Hi. We're very enthusiastic about the various digital improvements we've been implementing. I'll break them down into our primary objectives of operational reliability and profitability. On the reliability front, we've made significant strides in how we manage irregular operations to better coordinate our crews. Additionally, we've placed a greater emphasis on how we handle operations at larger airports like Dallas and Charlotte. By improving this aspect, we can reduce taxi times, which saves fuel, enhances turnaround time, and optimizes our asset usage. We've also developed algorithms to assist us, particularly in markets like Charlotte, where we face sudden thunderstorms. This allows us to adjust operations more effectively rather than resorting to mass cancellations. While this may lead to slight flight delays, it ensures that flights still arrive compared to our past method. On the profitability side, we've introduced new products like the option to upgrade to a higher cabin, which provides us more pricing flexibility and purchase options. We've made numerous advancements in our overbooking technology. In a landscape where change fees are eliminated, we face increased volatility from cancellations, closing cancellations, and no-shows, necessitating a more refined overbooking strategy. You've heard Vasu emphasize the significance of our partnerships and how they contribute to revenue generation. We aim to create a smoother experience for customers traveling on our airline, for example, with JetBlue or Alaska. Finally, Vasu has also mentioned our loyalty program, which we’ve leveraged to boost our co-brand spending; enrollments are up, and customer engagement with the program is significantly increasing. Those are just a few initiatives we're currently pursuing.
Thank you. And I will now turn the call back over to Mr. Isom for any closing remarks.
Thank you so much.

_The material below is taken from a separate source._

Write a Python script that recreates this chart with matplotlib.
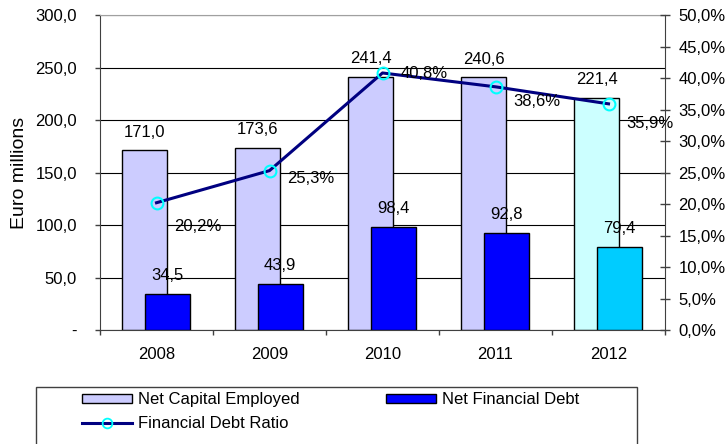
import matplotlib
matplotlib.use("Agg")
import matplotlib.pyplot as plt
from matplotlib.patches import Patch, Rectangle
from matplotlib.lines import Line2D
import numpy as np

plt.rcParams['font.family'] = ['Liberation Sans', 'DejaVu Sans']

years = ["2008", "2009", "2010", "2011", "2012"]
net_capital_employed = [171.0, 173.6, 241.4, 240.6, 221.4]
net_financial_debt = [34.5, 43.9, 98.4, 92.8, 79.4]
financial_debt_ratio = [20.2, 25.3, 40.8, 38.6, 35.9]

left_ticks = [0, 50, 100, 150, 200, 250, 300]
right_ticks = [0, 5, 10, 15, 20, 25, 30, 35, 40, 45, 50]

def fmt(v, suffix=""):
    return f"{v:.1f}".replace(".", ",") + suffix

# styling
nce_colors = ["#CCCCFF"] * 4 + ["#CCFFFF"]
nfd_colors = ["#0000FF"] * 4 + ["#00CCFF"]
pct_offsets_px = [(18, -24), (18, -8), (18, -1), (18, -15), (18, -20)]
FS = 12

W, H = 728, 444
fig = plt.figure(figsize=(W / 100, H / 100), dpi=100)
ax = fig.add_axes([100 / W, 1 - 330 / H, 565 / W, 315 / H])
ax2 = ax.twinx()

x = np.arange(len(years))
bw = 0.4
px2pt = 0.72

ax.bar(x - 0.105, net_capital_employed, bw, color=nce_colors,
       edgecolor="black", linewidth=1.0, zorder=2)
ax.bar(x + 0.095, net_financial_debt, bw, color=nfd_colors,
       edgecolor="black", linewidth=1.0, zorder=3)

for xi, v in zip(x - 0.105, net_capital_employed):
    ax.annotate(fmt(v), (xi, v), xytext=(0, 18 * px2pt), textcoords="offset points",
                ha="center", va="center", fontsize=FS, zorder=5)
for xi, v in zip(x + 0.095, net_financial_debt):
    ax.annotate(fmt(v), (xi, v), xytext=(0, 18 * px2pt), textcoords="offset points",
                ha="center", va="center", fontsize=FS, zorder=5)

ax.set_xlim(-0.5, len(years) - 0.5)
ax.set_ylim(0, 300)
ax.set_yticks(left_ticks)
ax.set_yticklabels(["-"] + [fmt(v) for v in left_ticks[1:]])
ax.set_xticks(x)
ax.set_xticklabels(years)
ax.set_xticks(np.arange(len(years) + 1) - 0.5, minor=True)
ax.tick_params(axis="x", which="major", length=0, pad=12, labelsize=FS)
ax.tick_params(axis="x", which="minor", length=5 * px2pt, direction="out", width=1, color="#404040")
ax.tick_params(axis="y", length=5 * px2pt, direction="out", pad=13, labelsize=FS, width=1, color="#404040")

ax.yaxis.grid(True, color="#000000", linewidth=0.8, zorder=0)
ax.set_axisbelow(True)
ax.spines["top"].set_color("#A0A0A0")
ax.spines["top"].set_linewidth(0.8)
ax.spines["left"].set_color("#404040")
ax.spines["bottom"].set_color("#404040")
ax.spines["right"].set_visible(False)

ax.set_ylabel("Euro millions", fontsize=14)
ax.yaxis.set_label_coords(-0.127, 0.5)

ax2.plot(x, financial_debt_ratio, color="#000080", linewidth=2.2, zorder=4,
         marker="o", markersize=8.5, markerfacecolor="none", markeredgecolor="#00FFFF",
         markeredgewidth=1.5)
for xi, v, (dx, dy) in zip(x, financial_debt_ratio, pct_offsets_px):
    ax2.annotate(fmt(v, "%"), (xi, v), xytext=(dx * px2pt, dy * px2pt), textcoords="offset points",
                 ha="left", va="center", fontsize=FS, zorder=6)
ax2.set_ylim(0, 50)
ax2.set_yticks(right_ticks)
ax2.set_yticklabels([fmt(v, "%") for v in right_ticks])
ax2.tick_params(axis="y", length=10 * px2pt, direction="inout", pad=6, labelsize=FS, width=1, color="#404040")
ax2.spines["right"].set_color("#404040")
ax2.spines["top"].set_visible(False)
ax2.spines["left"].set_visible(False)
ax2.spines["bottom"].set_visible(False)

# legend frame
fig.patches.append(Rectangle((36 / W, -0.05), (637 - 36) / W, 1 - 387 / H + 0.05,
                             transform=fig.transFigure, facecolor="none",
                             edgecolor="#404040", linewidth=1.0))

handles = [Patch(facecolor="#CCCCFF", edgecolor="black", linewidth=1.0),
           Line2D([], [], color="#000080", linewidth=2.2, marker="o", markersize=7,
                  markerfacecolor="none", markeredgecolor="#00FFFF", markeredgewidth=1.3),
           Patch(facecolor="#0000FF", edgecolor="black", linewidth=1.0)]
labels = ["Net Capital Employed", "Financial Debt Ratio", "Net Financial Debt"]
fig.legend(handles, labels, loc="upper left", ncol=2,
           bbox_to_anchor=(82 / W, 1 - 392 / H),
           bbox_transform=fig.transFigure, frameon=False,
           fontsize=FS, handlelength=3.0, handleheight=0.45,
           handletextpad=0.35, borderpad=0, labelspacing=0.55, borderaxespad=0,
           columnspacing=5.2)

fig.savefig("out.png", dpi=100)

I am so proud of our team after fighting through this global pandemic for the last 2.5 years battling every step of the way, persevering, caring for customers and each other every single day. We set a couple of goals. One is to return to profitability and to run the most reliable airline we could. I am so pleased to report that we have returned to profitability. We intend to stay that way. I know that our team is intent on making sure that we produce the kind of products that we're all proud of and that our customers want to fly. Thank you for listening in, and we'll talk to you next quarter.
Ladies and gentlemen, that does conclude our conference for today. Thank you for your participation. You may now disconnect. Good day.